In all cases, the styling fix involved grafting a higher aft portion of the fender with the goal of making the car look less rounded and more squared-off so as to compete better with the broader industry fashion exemplified by Studebaker, Kaiser, Frazer and Ford, as well as General Motors.  Packard, which got a rounded facelift for 1948, was totally restyled for 1951.


1950 Lincoln Sport Sedan - MJC Classics photo
This is the standard Lincoln that shared its basic body with Mercury.  (The top-of-the-line Lincoln Cosmopolitan had a unique body.)  Like the Hudsons shown below, it featured what might be termed semi-fastback styling.  Still, it largely followed early-1940s ideas as to how cars of the future should be shaped.

1951 Lincoln
The most important changes for 1951 were a reshaped backlight (rear window) and extended, higher fender trailing edges.  Seen from the side, the fender modification does "square-up" the appearance a little.  But seen from the rear, the design looked more awkward (see the link above for the similar result of Mercury's '51 facelift.)

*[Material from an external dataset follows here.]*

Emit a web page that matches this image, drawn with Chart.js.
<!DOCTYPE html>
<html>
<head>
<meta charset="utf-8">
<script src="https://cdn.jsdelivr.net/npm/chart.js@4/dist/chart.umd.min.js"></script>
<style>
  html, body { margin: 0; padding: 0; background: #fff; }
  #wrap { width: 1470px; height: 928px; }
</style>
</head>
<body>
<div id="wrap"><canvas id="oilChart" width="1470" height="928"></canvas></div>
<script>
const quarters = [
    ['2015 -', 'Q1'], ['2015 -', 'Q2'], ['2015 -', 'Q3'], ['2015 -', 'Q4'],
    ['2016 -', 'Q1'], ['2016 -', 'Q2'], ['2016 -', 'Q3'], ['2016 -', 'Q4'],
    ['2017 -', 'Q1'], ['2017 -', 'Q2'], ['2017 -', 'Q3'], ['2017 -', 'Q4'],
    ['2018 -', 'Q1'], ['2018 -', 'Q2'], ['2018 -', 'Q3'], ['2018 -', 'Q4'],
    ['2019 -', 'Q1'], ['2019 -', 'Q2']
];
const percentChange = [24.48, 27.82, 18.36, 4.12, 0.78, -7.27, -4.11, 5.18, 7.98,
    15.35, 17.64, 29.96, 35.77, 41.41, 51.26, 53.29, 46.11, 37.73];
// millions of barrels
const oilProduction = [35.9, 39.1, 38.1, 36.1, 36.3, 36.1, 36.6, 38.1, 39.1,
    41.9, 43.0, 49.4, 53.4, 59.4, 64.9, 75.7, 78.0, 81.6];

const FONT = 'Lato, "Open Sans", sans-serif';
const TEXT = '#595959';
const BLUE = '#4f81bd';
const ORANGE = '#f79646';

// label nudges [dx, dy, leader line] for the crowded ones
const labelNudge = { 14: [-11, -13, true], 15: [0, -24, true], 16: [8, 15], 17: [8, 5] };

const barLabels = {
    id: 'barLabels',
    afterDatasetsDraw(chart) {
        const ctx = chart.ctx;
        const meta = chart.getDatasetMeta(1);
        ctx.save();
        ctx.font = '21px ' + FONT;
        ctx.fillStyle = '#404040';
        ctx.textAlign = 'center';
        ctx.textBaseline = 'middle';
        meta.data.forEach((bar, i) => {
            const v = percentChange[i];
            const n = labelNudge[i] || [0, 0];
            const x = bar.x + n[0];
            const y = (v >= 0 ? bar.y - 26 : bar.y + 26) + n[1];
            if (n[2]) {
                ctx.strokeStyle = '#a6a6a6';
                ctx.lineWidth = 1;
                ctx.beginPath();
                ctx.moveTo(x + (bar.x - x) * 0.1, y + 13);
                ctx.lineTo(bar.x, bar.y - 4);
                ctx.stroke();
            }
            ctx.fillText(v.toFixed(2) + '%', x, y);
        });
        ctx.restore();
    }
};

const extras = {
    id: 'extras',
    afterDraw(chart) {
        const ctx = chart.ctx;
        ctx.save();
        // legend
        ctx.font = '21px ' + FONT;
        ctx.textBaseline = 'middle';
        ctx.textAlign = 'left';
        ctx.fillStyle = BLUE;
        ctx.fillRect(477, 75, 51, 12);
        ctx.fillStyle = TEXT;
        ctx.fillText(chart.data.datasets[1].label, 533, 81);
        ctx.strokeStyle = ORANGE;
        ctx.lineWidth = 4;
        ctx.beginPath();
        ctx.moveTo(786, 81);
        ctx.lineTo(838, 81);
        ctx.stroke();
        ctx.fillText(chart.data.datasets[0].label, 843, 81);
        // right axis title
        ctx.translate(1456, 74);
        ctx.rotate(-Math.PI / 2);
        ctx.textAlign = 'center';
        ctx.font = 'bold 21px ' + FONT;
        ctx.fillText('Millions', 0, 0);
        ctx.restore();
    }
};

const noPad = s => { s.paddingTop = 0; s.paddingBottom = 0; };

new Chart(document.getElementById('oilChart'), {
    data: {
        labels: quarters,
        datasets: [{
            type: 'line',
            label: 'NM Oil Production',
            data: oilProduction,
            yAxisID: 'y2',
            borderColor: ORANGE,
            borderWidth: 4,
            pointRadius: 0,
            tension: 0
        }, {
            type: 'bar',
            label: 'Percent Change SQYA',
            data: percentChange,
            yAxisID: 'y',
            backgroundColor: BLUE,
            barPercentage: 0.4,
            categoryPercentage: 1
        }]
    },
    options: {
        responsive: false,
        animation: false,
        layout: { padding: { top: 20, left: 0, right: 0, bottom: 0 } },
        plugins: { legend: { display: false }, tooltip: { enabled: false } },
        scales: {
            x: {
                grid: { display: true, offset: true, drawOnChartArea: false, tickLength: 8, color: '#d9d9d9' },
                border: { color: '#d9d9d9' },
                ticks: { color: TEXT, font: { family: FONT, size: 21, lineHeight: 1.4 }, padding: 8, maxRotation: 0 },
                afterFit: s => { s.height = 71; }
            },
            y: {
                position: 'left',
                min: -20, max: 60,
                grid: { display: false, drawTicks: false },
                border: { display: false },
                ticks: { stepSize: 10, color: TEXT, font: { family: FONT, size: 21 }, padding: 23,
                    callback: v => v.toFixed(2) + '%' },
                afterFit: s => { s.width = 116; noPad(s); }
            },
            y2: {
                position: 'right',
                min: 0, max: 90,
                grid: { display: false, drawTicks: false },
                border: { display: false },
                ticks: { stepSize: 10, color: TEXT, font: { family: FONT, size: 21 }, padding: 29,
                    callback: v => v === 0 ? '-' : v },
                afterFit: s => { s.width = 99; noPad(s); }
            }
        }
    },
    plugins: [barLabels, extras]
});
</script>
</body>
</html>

1949 Nash Ambassador - Mecum auction photo
1950 Nashes had larger backlights than in 1949, but otherwise were nearly identical.  Nash came closest to the 1940-vintage teardrop ideal, even to the point of having skirted front wheels.  Unfortunately, the car looked heavy, ponderous.  It was derided as looking like "an upside-down bathtub."

1951 Nash Statesman - Barrett-Jackson auction photo
Not the best side view because of the camera angle.  Nash restyled the rear part of the fender, giving it a slight up-kick along with an extension.  This reduced the "bathtub" look a little.  If the wheel openings had been enlarged as well, the car would have looked much better.  Unfortunately, Nash-Kelvinator president George Mason really liked those skirted wheels, and so they remained.

1953 (ca.) Hudson Hornet
This might be a '52 model because they were essentially identical with the 1953s when seen from the side.

1954 Hudson Hornet - Barrett-Jackson auction photo
Besides the fender extension, the side trim was revised.  Gone was the large chromed strip along the bottom.  The ends of the thin side strip lost their ornamentation.  Added was a chromed faux air intake shape seemingly inspired by side trim on 1952-53 Ford Motor Company brands.  All this create some visual distance from 1948-53 Hudsons, but the design was still stale.